Right, and I've already got patches which drop the superblock lock for
nearly all of balloc.c and ialloc.c. It's not hard in principle, and
I'll redo what I had for 2.4-current.
> For bitmaps we will
> need a spinlock per cg for search/modifications/counters updates. Add
> one more for descriptor cache and that's it. I'll try to dig out
> pre-patches along these lines - I should have them somewhere.
Right. My last stuff was, I think, before we dropped the BKL
throughout this code so I'll have to double-check whether any such
races remain.
> The worst problem is with the quota alocation/deallocation. Currently it
> blocks and it actually gives bad races (i_blocks getting out of sync with
> the quota and dquot_transfer() doing the wrong things).
What races? I don't think that quota updates will need to be atomic
as long as they eventuall complete. dquot_transfer() is indeed a
potential problem, but we don't need to serialise normal quota ops to
fix that --- we just need to make dquot_transfer lock out other
operations while it plays its games.
> issues (exploitable quota leaks are _not_ fun). Modulo that problem we can
> actually get rid of ->s_lock inside the fs/ext2/* completely...

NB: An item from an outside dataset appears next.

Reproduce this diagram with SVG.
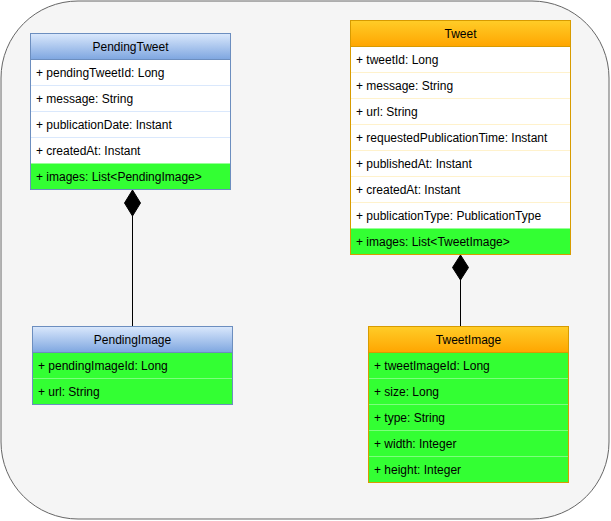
<svg xmlns="http://www.w3.org/2000/svg" width="611" height="521" viewBox="0 0 611 521">
<defs>
<linearGradient id="gBlue" x1="0" y1="0" x2="0" y2="1"><stop offset="0" stop-color="#dae8fc"/><stop offset="1" stop-color="#7ea6e0"/></linearGradient>
<linearGradient id="gOrange" x1="0" y1="0" x2="0" y2="1"><stop offset="0" stop-color="#ffcd28"/><stop offset="1" stop-color="#ffa500"/></linearGradient>
</defs>
<style>
text{font-family:"Liberation Sans",Arial,sans-serif;font-size:12px;fill:#000}
.h{text-anchor:middle}
.g{fill:#33ff33}
.sepB{stroke:#dae8fc;stroke-width:1}
.sepO{stroke:#fff2cc;stroke-width:1}
.sepG{stroke:#7dff7d;stroke-width:1}
.conn{stroke:#000;stroke-width:1;fill:none}
</style>
<rect x="1" y="1" width="608" height="518" rx="77" ry="77" fill="#f5f5f5" stroke="#666666"/>
<g id="PendingTweet">
<rect x="30.5" y="33.5" width="200" height="156" fill="#ffffff"/>
<rect x="30.5" y="163.5" width="200" height="26" class="g"/>
<rect x="30.5" y="33.5" width="200" height="26" fill="url(#gBlue)"/>
<line x1="31" y1="85.5" x2="230" y2="85.5" class="sepB"/>
<line x1="31" y1="111.5" x2="230" y2="111.5" class="sepB"/>
<line x1="31" y1="137.5" x2="230" y2="137.5" class="sepB"/>
<rect x="30.5" y="33.5" width="200" height="156" fill="none" stroke="#6c8ebf"/>
<line x1="30.5" y1="59.5" x2="230.5" y2="59.5" stroke="#6c8ebf"/>
<text x="130.5" y="50.5" class="h">PendingTweet</text>
<text x="36" y="77">+ pendingTweetId: Long</text>
<text x="36" y="103">+ message: String</text>
<text x="36" y="129">+ publicationDate: Instant</text>
<text x="36" y="155">+ createdAt: Instant</text>
<text x="36" y="181">+ images: List&lt;PendingImage&gt;</text>
</g>
<g id="Tweet">
<rect x="350.5" y="20.5" width="220" height="234" fill="#ffffff"/>
<rect x="350.5" y="228.5" width="220" height="26" class="g"/>
<rect x="350.5" y="20.5" width="220" height="26" fill="url(#gOrange)"/>
<line x1="351" y1="72.5" x2="570" y2="72.5" class="sepO"/>
<line x1="351" y1="98.5" x2="570" y2="98.5" class="sepO"/>
<line x1="351" y1="124.5" x2="570" y2="124.5" class="sepO"/>
<line x1="351" y1="150.5" x2="570" y2="150.5" class="sepO"/>
<line x1="351" y1="176.5" x2="570" y2="176.5" class="sepO"/>
<line x1="351" y1="202.5" x2="570" y2="202.5" class="sepO"/>
<rect x="350.5" y="20.5" width="220" height="234" fill="none" stroke="#d79b00"/>
<line x1="350.5" y1="46.5" x2="570.5" y2="46.5" stroke="#d79b00"/>
<text x="460.5" y="37.5" class="h">Tweet</text>
<text x="356" y="64">+ tweetId: Long</text>
<text x="356" y="90">+ message: String</text>
<text x="356" y="116">+ url: String</text>
<text x="356" y="142">+ requestedPublicationTime: Instant</text>
<text x="356" y="168">+ publishedAt: Instant</text>
<text x="356" y="194">+ createdAt: Instant</text>
<text x="356" y="220">+ publicationType: PublicationType</text>
<text x="356" y="246">+ images: List&lt;TweetImage&gt;</text>
</g>
<g id="PendingImage">
<rect x="32.5" y="352.5" width="200" height="52" class="g"/>
<rect x="32.5" y="326.5" width="200" height="26" fill="url(#gBlue)"/>
<line x1="33" y1="378.5" x2="232" y2="378.5" class="sepG"/>
<rect x="32.5" y="326.5" width="200" height="78" fill="none" stroke="#6c8ebf"/>
<line x1="32.5" y1="352.5" x2="232.5" y2="352.5" stroke="#6c8ebf"/>
<text x="132.5" y="343.5" class="h">PendingImage</text>
<text x="38" y="370">+ pendingImageId: Long</text>
<text x="38" y="396">+ url: String</text>
</g>
<g id="TweetImage">
<rect x="368.5" y="352.5" width="200" height="130" class="g"/>
<rect x="368.5" y="326.5" width="200" height="26" fill="url(#gOrange)"/>
<line x1="369" y1="378.5" x2="568" y2="378.5" class="sepG"/>
<line x1="369" y1="404.5" x2="568" y2="404.5" class="sepG"/>
<line x1="369" y1="430.5" x2="568" y2="430.5" class="sepG"/>
<line x1="369" y1="456.5" x2="568" y2="456.5" class="sepG"/>
<rect x="368.5" y="326.5" width="200" height="156" fill="none" stroke="#d79b00"/>
<line x1="368.5" y1="352.5" x2="568.5" y2="352.5" stroke="#d79b00"/>
<text x="468.5" y="343.5" class="h">TweetImage</text>
<text x="374" y="370">+ tweetImageId: Long</text>
<text x="374" y="396">+ size: Long</text>
<text x="374" y="422">+ type: String</text>
<text x="374" y="448">+ width: Integer</text>
<text x="374" y="474">+ height: Integer</text>
</g>
<g id="connectors">
<line x1="132.5" y1="216" x2="132.5" y2="326" class="conn"/>
<path d="M132.5 190 L140.5 203 L132.5 216 L124.5 203 Z" fill="#000" stroke="#000"/>
<line x1="460.5" y1="280" x2="460.5" y2="326" class="conn"/>
<path d="M460.5 255 L468.5 267.5 L460.5 280 L452.5 267.5 Z" fill="#000" stroke="#000"/>
</g>
</svg>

Agreed, but it's probably even easier to get rid of it _mostly_ than
to totally remove it. In particular, the s_lock protects the bitmap
cache, and that is easy to replace with a cache function which simply
bumps the refcount on the buffer_head --- there's no need to lock it
there. Bitmap updates _can_ be done with atomic bitops, but we
probably don't want to --- if we have two processes allocating from
the same block group, we'll get better disk layout if they get
serialised at least during the bitmap update. The subsequent quota
update doesn't need serialising, and neither does the group status
information if we use atomic types there.